Still, in case anyone wanted to study the design or the formal properties I added to it, I placed a copy in a github gist. Feel free to check it out. There should be a decent comment block at the top of the SV file describing what we did. You might also wish to compare the result against the design we started from, to see any differences.

Conclusion

Ok, so I admitted it up front. I was just in it to have a fun evening. I didn’t write down any business contacts, I didn’t keep track of potential clients, I didn’t do any customer satisfaction surveys, or try to ask questions like if anyone had ever used formal before or not and why or why not. Neither did I dress up in a suit or tie, and those who showed up early may have even seen the soda can on my desk.

Towards that end, I think I succeeded.

Did my work help someone out? Probably not. I checked with Olof, who hosts this repository on github, only to find out that the authors had since rewritten everything and so I was only verifying abandonware. So, this wasn’t really all that much of a good deed for the community from that standpoint.

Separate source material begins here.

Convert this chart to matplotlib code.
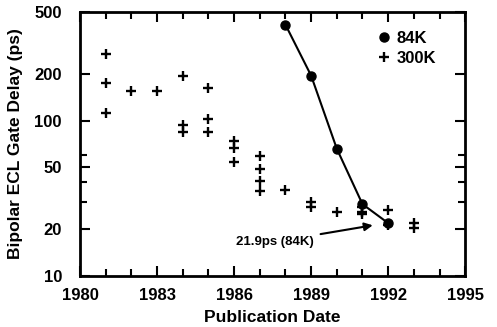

Now, let me ask you, my sponsors and readers, and especially those who were able to join me: is this something you’d like to see more of? Those who were there asked for more, but I’d love to hear your thoughts as well. Please let me know if so. To that end, I’ll post a link to this article on the ZipCPU Reddit–as I have with most of my articles, where you’ll be able to comment one way or another if you would like to weigh in on the question.

Oh, and one more thing: I might need some help finding some other open source AXI projects to verify for this purpose. Someone pointed me towards alexforencich’s repo as one possibility, and I’m also aware of the updated pulp-platform AXI repo, but I’ll need more than just those two in order to do this more than just a couple of times–assuming there’s sufficient interest for it.